▶ [Recorded data]
:::
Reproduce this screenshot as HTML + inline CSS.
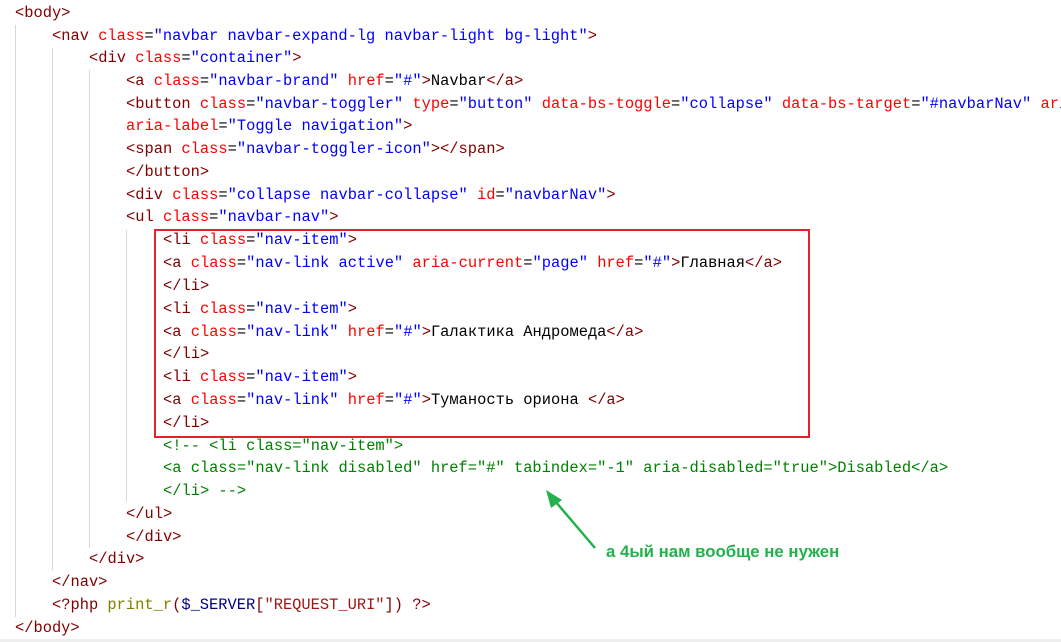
<!DOCTYPE html>
<html><head><meta charset="utf-8"><style>
html,body{margin:0;width:1061px;height:642px;overflow:hidden}
body{background:#fff;position:relative;font-family:"Liberation Mono","DejaVu Sans Mono",monospace;font-size:15.4px}
.l{position:absolute;white-space:pre;height:22px;line-height:22px;overflow:hidden}
.t{color:#800000}.a{color:#ff0000}.v{color:#0000ff}.k{color:#000}.c{color:#008000}
.g{position:absolute;width:1px;background:#d8d8d8}
</style></head><body>
<div class="g" style="left:15px;top:25px;height:592px"></div>
<div class="g" style="left:52px;top:48px;height:522px"></div>
<div class="g" style="left:89px;top:70px;height:478px"></div>
<div class="g" style="left:126px;top:230px;height:272px"></div>
<div class="l" style="left:15px;top:2px"><span class="t">&lt;body&gt;</span></div>
<div class="l" style="left:52px;top:25px"><span class="t">&lt;nav </span><span class="a">class</span><span class="k">=</span><span class="v">"navbar navbar-expand-lg navbar-light bg-light"</span><span class="t">&gt;</span></div>
<div class="l" style="left:89px;top:47px"><span class="t">&lt;div </span><span class="a">class</span><span class="k">=</span><span class="v">"container"</span><span class="t">&gt;</span></div>
<div class="l" style="left:126px;top:70px"><span class="t">&lt;a </span><span class="a">class</span><span class="k">=</span><span class="v">"navbar-brand"</span> <span class="a">href</span><span class="k">=</span><span class="v">"#"</span><span class="t">&gt;</span><span class="k">Navbar</span><span class="t">&lt;/a&gt;</span></div>
<div class="l" style="left:126px;top:93px;width:935px"><span class="t">&lt;button </span><span class="a">class</span><span class="k">=</span><span class="v">"navbar-toggler"</span> <span class="a">type</span><span class="k">=</span><span class="v">"button"</span> <span class="a">data-bs-toggle</span><span class="k">=</span><span class="v">"collapse"</span> <span class="a">data-bs-target</span><span class="k">=</span><span class="v">"#navbarNav"</span> <span class="a">aria-controls</span></div>
<div class="l" style="left:126px;top:115px"><span class="a">aria-label</span><span class="k">=</span><span class="v">"Toggle navigation"</span><span class="t">&gt;</span></div>
<div class="l" style="left:126px;top:138px"><span class="t">&lt;span </span><span class="a">class</span><span class="k">=</span><span class="v">"navbar-toggler-icon"</span><span class="t">&gt;&lt;/span&gt;</span></div>
<div class="l" style="left:126px;top:161px"><span class="t">&lt;/button&gt;</span></div>
<div class="l" style="left:126px;top:184px"><span class="t">&lt;div </span><span class="a">class</span><span class="k">=</span><span class="v">"collapse navbar-collapse"</span> <span class="a">id</span><span class="k">=</span><span class="v">"navbarNav"</span><span class="t">&gt;</span></div>
<div class="l" style="left:126px;top:206px"><span class="t">&lt;ul </span><span class="a">class</span><span class="k">=</span><span class="v">"navbar-nav"</span><span class="t">&gt;</span></div>
<div class="l" style="left:163px;top:229px"><span class="t">&lt;li </span><span class="a">class</span><span class="k">=</span><span class="v">"nav-item"</span><span class="t">&gt;</span></div>
<div class="l" style="left:163px;top:252px"><span class="t">&lt;a </span><span class="a">class</span><span class="k">=</span><span class="v">"nav-link active"</span> <span class="a">aria-current</span><span class="k">=</span><span class="v">"page"</span> <span class="a">href</span><span class="k">=</span><span class="v">"#"</span><span class="t">&gt;</span><span class="k">Главная</span><span class="t">&lt;/a&gt;</span></div>
<div class="l" style="left:163px;top:275px"><span class="t">&lt;/li&gt;</span></div>
<div class="l" style="left:163px;top:298px"><span class="t">&lt;li </span><span class="a">class</span><span class="k">=</span><span class="v">"nav-item"</span><span class="t">&gt;</span></div>
<div class="l" style="left:163px;top:321px"><span class="t">&lt;a </span><span class="a">class</span><span class="k">=</span><span class="v">"nav-link"</span> <span class="a">href</span><span class="k">=</span><span class="v">"#"</span><span class="t">&gt;</span><span class="k">Галактика Андромеда</span><span class="t">&lt;/a&gt;</span></div>
<div class="l" style="left:163px;top:343px"><span class="t">&lt;/li&gt;</span></div>
<div class="l" style="left:163px;top:366px"><span class="t">&lt;li </span><span class="a">class</span><span class="k">=</span><span class="v">"nav-item"</span><span class="t">&gt;</span></div>
<div class="l" style="left:163px;top:389px"><span class="t">&lt;a </span><span class="a">class</span><span class="k">=</span><span class="v">"nav-link"</span> <span class="a">href</span><span class="k">=</span><span class="v">"#"</span><span class="t">&gt;</span><span class="k">Туманость ориона </span><span class="t">&lt;/a&gt;</span></div>
<div class="l" style="left:163px;top:412px"><span class="t">&lt;/li&gt;</span></div>
<div class="l c" style="left:163px;top:435px">&lt;!-- &lt;li class="nav-item"&gt;</div>
<div class="l c" style="left:163px;top:457px">&lt;a class="nav-link disabled" href="#" tabindex="-1" aria-disabled="true"&gt;Disabled&lt;/a&gt;</div>
<div class="l c" style="left:163px;top:480px">&lt;/li&gt; --&gt;</div>
<div class="l" style="left:126px;top:503px"><span class="t">&lt;/ul&gt;</span></div>
<div class="l" style="left:126px;top:526px"><span class="t">&lt;/div&gt;</span></div>
<div class="l" style="left:89px;top:548px"><span class="t">&lt;/div&gt;</span></div>
<div class="l" style="left:52px;top:571px"><span class="t">&lt;/nav&gt;</span></div>
<div class="l" style="left:52px;top:594px"><span class="t">&lt;?php </span><span style="color:#808000">print_r</span><span class="t">(</span><span style="color:#000080">$_SERVER</span><span class="t">[</span><span style="color:#a31515">"REQUEST_URI"</span><span class="t">]) ?&gt;</span></div>
<div class="l" style="left:15px;top:617px"><span class="t">&lt;/body&gt;</span></div>
<div style="position:absolute;left:154px;top:229px;width:652px;height:205px;border:2px solid #e8202a"></div>
<svg style="position:absolute;left:0;top:0" width="1061" height="642">
<line x1="595" y1="548" x2="555" y2="501" stroke="#22b14c" stroke-width="2.5"/>
<polygon points="546,490 562,500 551,508" fill="#22b14c"/>
<rect x="0" y="639" width="1061" height="3" fill="#eee"/>
</svg>
<div style="position:absolute;left:606px;top:541px;font-family:'Liberation Sans','DejaVu Sans',sans-serif;font-weight:bold;font-size:16.8px;color:#22b14c;white-space:pre;line-height:22px">а 4ый нам вообще не нужен</div>
</body></html>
:::
▶ [What the task asks] Copy the material above exactly and drop the pictures.

▶ [Correct output]
Reproduce this screenshot as HTML + inline CSS.
<!DOCTYPE html>
<html><head><meta charset="utf-8"><style>
html,body{margin:0;width:1061px;height:642px;overflow:hidden}
body{background:#fff;position:relative;font-family:"Liberation Mono","DejaVu Sans Mono",monospace;font-size:15.4px}
.l{position:absolute;white-space:pre;height:22px;line-height:22px;overflow:hidden}
.t{color:#800000}.a{color:#ff0000}.v{color:#0000ff}.k{color:#000}.c{color:#008000}
.g{position:absolute;width:1px;background:#d8d8d8}
</style></head><body>
<div class="g" style="left:15px;top:25px;height:592px"></div>
<div class="g" style="left:52px;top:48px;height:522px"></div>
<div class="g" style="left:89px;top:70px;height:478px"></div>
<div class="g" style="left:126px;top:230px;height:272px"></div>
<div class="l" style="left:15px;top:2px"><span class="t">&lt;body&gt;</span></div>
<div class="l" style="left:52px;top:25px"><span class="t">&lt;nav </span><span class="a">class</span><span class="k">=</span><span class="v">"navbar navbar-expand-lg navbar-light bg-light"</span><span class="t">&gt;</span></div>
<div class="l" style="left:89px;top:47px"><span class="t">&lt;div </span><span class="a">class</span><span class="k">=</span><span class="v">"container"</span><span class="t">&gt;</span></div>
<div class="l" style="left:126px;top:70px"><span class="t">&lt;a </span><span class="a">class</span><span class="k">=</span><span class="v">"navbar-brand"</span> <span class="a">href</span><span class="k">=</span><span class="v">"#"</span><span class="t">&gt;</span><span class="k">Navbar</span><span class="t">&lt;/a&gt;</span></div>
<div class="l" style="left:126px;top:93px;width:935px"><span class="t">&lt;button </span><span class="a">class</span><span class="k">=</span><span class="v">"navbar-toggler"</span> <span class="a">type</span><span class="k">=</span><span class="v">"button"</span> <span class="a">data-bs-toggle</span><span class="k">=</span><span class="v">"collapse"</span> <span class="a">data-bs-target</span><span class="k">=</span><span class="v">"#navbarNav"</span> <span class="a">aria-controls</span></div>
<div class="l" style="left:126px;top:115px"><span class="a">aria-label</span><span class="k">=</span><span class="v">"Toggle navigation"</span><span class="t">&gt;</span></div>
<div class="l" style="left:126px;top:138px"><span class="t">&lt;span </span><span class="a">class</span><span class="k">=</span><span class="v">"navbar-toggler-icon"</span><span class="t">&gt;&lt;/span&gt;</span></div>
<div class="l" style="left:126px;top:161px"><span class="t">&lt;/button&gt;</span></div>
<div class="l" style="left:126px;top:184px"><span class="t">&lt;div </span><span class="a">class</span><span class="k">=</span><span class="v">"collapse navbar-collapse"</span> <span class="a">id</span><span class="k">=</span><span class="v">"navbarNav"</span><span class="t">&gt;</span></div>
<div class="l" style="left:126px;top:206px"><span class="t">&lt;ul </span><span class="a">class</span><span class="k">=</span><span class="v">"navbar-nav"</span><span class="t">&gt;</span></div>
<div class="l" style="left:163px;top:229px"><span class="t">&lt;li </span><span class="a">class</span><span class="k">=</span><span class="v">"nav-item"</span><span class="t">&gt;</span></div>
<div class="l" style="left:163px;top:252px"><span class="t">&lt;a </span><span class="a">class</span><span class="k">=</span><span class="v">"nav-link active"</span> <span class="a">aria-current</span><span class="k">=</span><span class="v">"page"</span> <span class="a">href</span><span class="k">=</span><span class="v">"#"</span><span class="t">&gt;</span><span class="k">Главная</span><span class="t">&lt;/a&gt;</span></div>
<div class="l" style="left:163px;top:275px"><span class="t">&lt;/li&gt;</span></div>
<div class="l" style="left:163px;top:298px"><span class="t">&lt;li </span><span class="a">class</span><span class="k">=</span><span class="v">"nav-item"</span><span class="t">&gt;</span></div>
<div class="l" style="left:163px;top:321px"><span class="t">&lt;a </span><span class="a">class</span><span class="k">=</span><span class="v">"nav-link"</span> <span class="a">href</span><span class="k">=</span><span class="v">"#"</span><span class="t">&gt;</span><span class="k">Галактика Андромеда</span><span class="t">&lt;/a&gt;</span></div>
<div class="l" style="left:163px;top:343px"><span class="t">&lt;/li&gt;</span></div>
<div class="l" style="left:163px;top:366px"><span class="t">&lt;li </span><span class="a">class</span><span class="k">=</span><span class="v">"nav-item"</span><span class="t">&gt;</span></div>
<div class="l" style="left:163px;top:389px"><span class="t">&lt;a </span><span class="a">class</span><span class="k">=</span><span class="v">"nav-link"</span> <span class="a">href</span><span class="k">=</span><span class="v">"#"</span><span class="t">&gt;</span><span class="k">Туманость ориона </span><span class="t">&lt;/a&gt;</span></div>
<div class="l" style="left:163px;top:412px"><span class="t">&lt;/li&gt;</span></div>
<div class="l c" style="left:163px;top:435px">&lt;!-- &lt;li class="nav-item"&gt;</div>
<div class="l c" style="left:163px;top:457px">&lt;a class="nav-link disabled" href="#" tabindex="-1" aria-disabled="true"&gt;Disabled&lt;/a&gt;</div>
<div class="l c" style="left:163px;top:480px">&lt;/li&gt; --&gt;</div>
<div class="l" style="left:126px;top:503px"><span class="t">&lt;/ul&gt;</span></div>
<div class="l" style="left:126px;top:526px"><span class="t">&lt;/div&gt;</span></div>
<div class="l" style="left:89px;top:548px"><span class="t">&lt;/div&gt;</span></div>
<div class="l" style="left:52px;top:571px"><span class="t">&lt;/nav&gt;</span></div>
<div class="l" style="left:52px;top:594px"><span class="t">&lt;?php </span><span style="color:#808000">print_r</span><span class="t">(</span><span style="color:#000080">$_SERVER</span><span class="t">[</span><span style="color:#a31515">"REQUEST_URI"</span><span class="t">]) ?&gt;</span></div>
<div class="l" style="left:15px;top:617px"><span class="t">&lt;/body&gt;</span></div>
<div style="position:absolute;left:154px;top:229px;width:652px;height:205px;border:2px solid #e8202a"></div>
<svg style="position:absolute;left:0;top:0" width="1061" height="642">
<line x1="595" y1="548" x2="555" y2="501" stroke="#22b14c" stroke-width="2.5"/>
<polygon points="546,490 562,500 551,508" fill="#22b14c"/>
<rect x="0" y="639" width="1061" height="3" fill="#eee"/>
</svg>
<div style="position:absolute;left:606px;top:541px;font-family:'Liberation Sans','DejaVu Sans',sans-serif;font-weight:bold;font-size:16.8px;color:#22b14c;white-space:pre;line-height:22px">а 4ый нам вообще не нужен</div>
</body></html>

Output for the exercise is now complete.